[TASK DESCRIPTION]
Wherever the word "this" appears in a line, copy that line.

── DATASET ROWS

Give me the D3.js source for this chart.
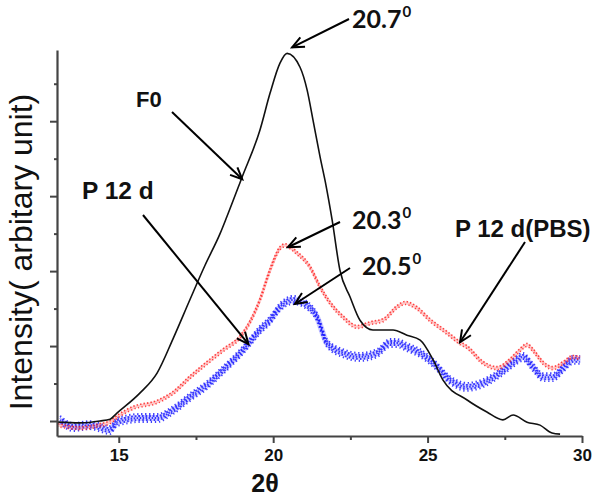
<!DOCTYPE html>
<html><head><meta charset="utf-8">
<script src="https://cdn.jsdelivr.net/npm/d3@7"></script>
<style>html,body{margin:0;padding:0;background:#fff;}svg{display:block;}</style>
</head><body>
<svg id="c" width="600" height="499"></svg>
<script>
// ---- data (2θ, intensity in arbitrary units) ----
const f0X = [13.03,13.74,14.39,14.72,14.94,15.69,16.24,16.76,17.31,17.79,18.28,18.5,18.99,19.57,19.9,20.22,20.45,20.87,21.1,21.29,21.52,21.71,21.91,22.16,22.49,22.81,23.23,23.88,24.33,24.76,25.18,25.5,26.28,26.92,27.44,27.77,28.22,28.64,29.03,29.29];
const f0Y = [-0.03,-0.05,0,0.05,0.21,0.75,1.28,2.2,3.25,4.15,5.0,5.45,6.5,7.76,8.75,9.55,9.81,9.44,8.83,8.03,7.04,6.29,5.36,4.03,3.31,2.69,2.43,2.43,2.29,2.16,1.63,1.09,0.56,0.24,0.03,0.16,-0.03,-0.11,-0.32,-0.35];
const pbsX = [13.03,13.74,14.39,14.72,14.98,15.46,16.24,16.76,17.31,17.86,18.38,18.93,19.25,19.57,19.9,20.22,20.38,20.77,21.19,21.52,21.84,22.26,22.72,23.14,23.56,24.01,24.27,24.66,25.08,25.63,26.05,26.28,26.8,27.25,27.67,27.99,28.22,28.41,28.74,29.06,29.39,29.71,29.94];
const pbsY = [-0.11,-0.19,-0.11,-0.03,0.13,0.35,0.51,0.75,1.17,1.55,1.89,2.24,2.64,3.23,4.03,4.61,4.69,4.48,4.11,3.57,3.15,2.77,2.51,2.61,2.69,3.04,3.15,3.01,2.69,2.35,2.08,1.97,1.55,1.41,1.63,1.89,2.03,1.89,1.55,1.41,1.55,1.71,1.68];
const p12X = [13.1,13.52,14.07,14.72,14.94,15.69,16.24,16.76,17.31,17.86,18.38,18.93,19.25,19.57,19.9,20.22,20.64,20.97,21.42,21.74,22.26,22.81,23.36,23.78,24.01,24.33,24.76,25.18,25.73,26.28,26.8,27.35,27.77,28.09,28.41,28.74,29.06,29.39,29.71,29.94];
const p12Y = [0.03,-0.16,-0.11,-0.24,-0.03,0.08,0.08,0.29,0.64,0.96,1.36,1.81,2.11,2.43,2.69,3.04,3.23,3.15,2.77,2.08,1.81,1.71,1.81,2.08,2.08,1.97,1.81,1.55,1.09,0.91,1.01,1.28,1.55,1.71,1.44,1.17,1.17,1.41,1.63,1.63];
const xMajor = [15,20,25,30];
const xMinor = [17.5,22.5,27.5];
const yMajor = [0,2,4,6,8];
const yMinor = [1,3,5,7,9];
const xTitle = "2θ";
const yTitle = "Intensity( arbitary unit)";
const seriesLabels = ["F0","P 12 d","P 12 d(PBS)"];
const peakLabels = ["20.7","20.3","20.5"];

const svg = d3.select("#c");
const x = d3.scaleLinear().domain([13,30]).range([57,582]);
const y = d3.scaleLinear().domain([-0.4,9.9]).range([436,50]);
const Y0 = y(-0.4), X0 = x(13);

const line = d3.line().x(d=>x(d[0])).y(d=>y(d[1])).curve(d3.curveMonotoneX);
const zip = (a,b)=>a.map((v,i)=>[v,b[i]]);

// blue speckled band (P 12 d)
const gB = svg.append("g");
gB.append("path").attr("d",line(zip(p12X,p12Y))).attr("fill","none")
  .attr("stroke","#4a4aff").attr("stroke-width",6).attr("opacity",0.28);
[[-4,"1.4 2.6",0],[-2,"1.8 1.8",1.2],[0,"1.5 1.5",0.4],[2,"1.6 2.2",2],[4,"1.3 2.8",0.7]].forEach(([o,da,off])=>{
  gB.append("path").attr("d",line(zip(p12X,p12Y))).attr("transform",`translate(0,${o})`)
    .attr("fill","none").attr("stroke","#1010ff").attr("stroke-width",1.9)
    .attr("stroke-dasharray",da).attr("stroke-dashoffset",off).attr("opacity",0.8);
});

// red speckled band (P 12 d(PBS))
const gR = svg.append("g");
gR.append("path").attr("d",line(zip(pbsX,pbsY))).attr("fill","none")
  .attr("stroke","#ff5050").attr("stroke-width",3).attr("opacity",0.3);
[[-1.5,"1.5 2",0],[1.5,"1.2 2.4",1]].forEach(([o,da,off])=>{
  gR.append("path").attr("d",line(zip(pbsX,pbsY))).attr("transform",`translate(0,${o})`)
    .attr("fill","none").attr("stroke","#ff1a1a").attr("stroke-width",1.6)
    .attr("stroke-dasharray",da).attr("stroke-dashoffset",off).attr("opacity",0.8);
});

// black F0 line
svg.append("path").attr("d",line(zip(f0X,f0Y))).attr("fill","none")
  .attr("stroke","#111").attr("stroke-width",1.6);

// axes
const axCol = "#444";
const xa = svg.append("g").attr("transform",`translate(0,${Y0})`);
xa.call(d3.axisBottom(x).tickValues(xMajor).tickSize(7).tickSizeOuter(0).tickPadding(6).tickFormat(d3.format("d")));
const xm = svg.append("g").attr("transform",`translate(0,${Y0})`);
xm.call(d3.axisBottom(x).tickValues(xMinor).tickSize(4).tickSizeOuter(0).tickFormat(""));
xm.select(".domain").remove();
const ya = svg.append("g").attr("transform",`translate(${X0},0)`);
ya.call(d3.axisLeft(y).tickValues(yMajor).tickSize(7).tickSizeOuter(0).tickFormat(""));
const ym = svg.append("g").attr("transform",`translate(${X0},0)`);
ym.call(d3.axisLeft(y).tickValues(yMinor).tickSize(3).tickSizeOuter(0).tickFormat(""));
ym.select(".domain").remove();
svg.selectAll(".domain").attr("stroke",axCol).attr("stroke-width",2.2);
svg.selectAll(".tick line").attr("stroke",axCol).attr("stroke-width",2);
xa.selectAll(".tick text").attr("font-family","Arial, 'Liberation Sans', sans-serif")
  .attr("font-weight","bold").attr("font-size",17).attr("fill","#111");

// titles
svg.append("text").attr("x",265).attr("y",492).attr("text-anchor","middle")
  .attr("font-family","Arial, 'Liberation Sans', sans-serif").attr("font-weight","bold")
  .attr("font-size",25).attr("fill","#111").text(xTitle);
svg.append("text").attr("transform","translate(32,252) rotate(-90)").attr("text-anchor","middle")
  .attr("font-family","Arial, 'Liberation Sans', sans-serif")
  .attr("font-size",32).attr("fill","#111").text(yTitle);

// arrows
function arrow(x1,y1,x2,y2){
  const g = svg.append("g").attr("stroke","#000").attr("stroke-width",2).attr("fill","none");
  g.append("line").attr("x1",x1).attr("y1",y1).attr("x2",x2).attr("y2",y2);
  const a = Math.atan2(y2-y1,x2-x1), L=13, s=0.42;
  g.append("path").attr("d",`M${x2-L*Math.cos(a-s)},${y2-L*Math.sin(a-s)}L${x2},${y2}L${x2-L*Math.cos(a+s)},${y2-L*Math.sin(a+s)}`);
}
arrow(172,112, x(19.0), y(6.45));        // F0
arrow(143,215, x(19.2), y(2.05));        // P 12 d
arrow(525,242, x(26.05), y(2.1));        // P 12 d(PBS)
arrow(349,19, x(20.45)+5, y(9.81)-6);    // 20.7
arrow(340,222, x(20.38)+3, y(4.69)+2);   // 20.3
arrow(350,268, x(20.64)+2, y(3.23)+4);   // 20.5

const lab = (t,xx,yy,fs)=>svg.append("text").attr("x",xx).attr("y",yy)
  .attr("font-family","Arial, 'Liberation Sans', sans-serif").attr("font-weight","bold")
  .attr("font-size",fs).attr("fill","#111").text(t);
lab(seriesLabels[0],136,107,22);
lab(seriesLabels[1],82,199,24.5);
lab(seriesLabels[2],455,237,24);

const peakPos = [[352,28],[352,229],[362,275]];
peakLabels.forEach((t,i)=>{
  const tx = svg.append("text").attr("x",peakPos[i][0]).attr("y",peakPos[i][1])
    .attr("font-family","Lato, 'Open Sans', sans-serif").attr("font-weight","bold")
    .attr("font-size",25).attr("fill","#111");
  tx.append("tspan").text(t);
  tx.append("tspan").attr("font-size",15).attr("dy",-11).attr("dx",1).text("0");
});
</script>
</body></html>
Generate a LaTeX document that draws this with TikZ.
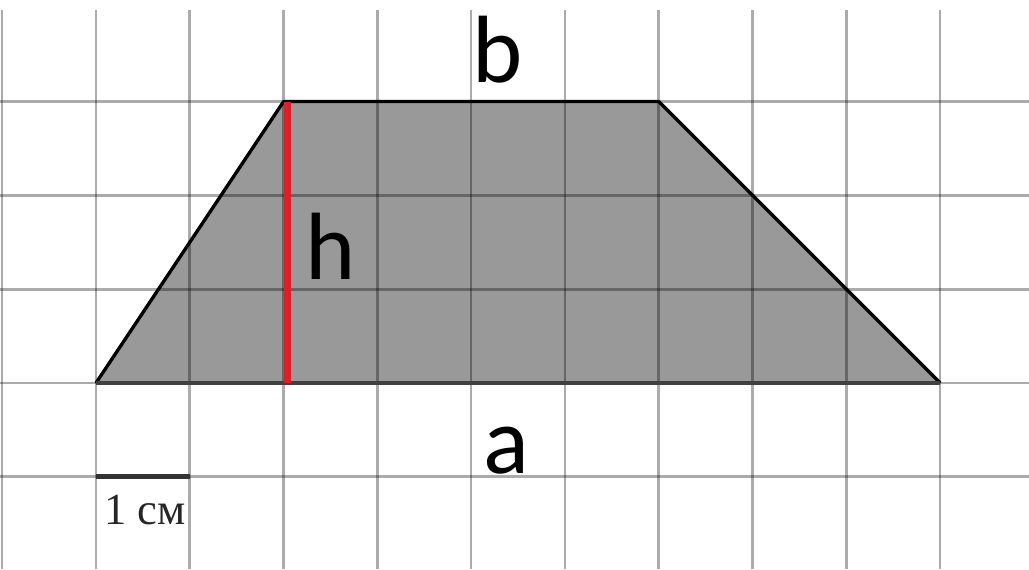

────

[EXERCISE RESPONSE]
Give me the D3.js source for this chart.
Generate a LaTeX document that draws this with TikZ.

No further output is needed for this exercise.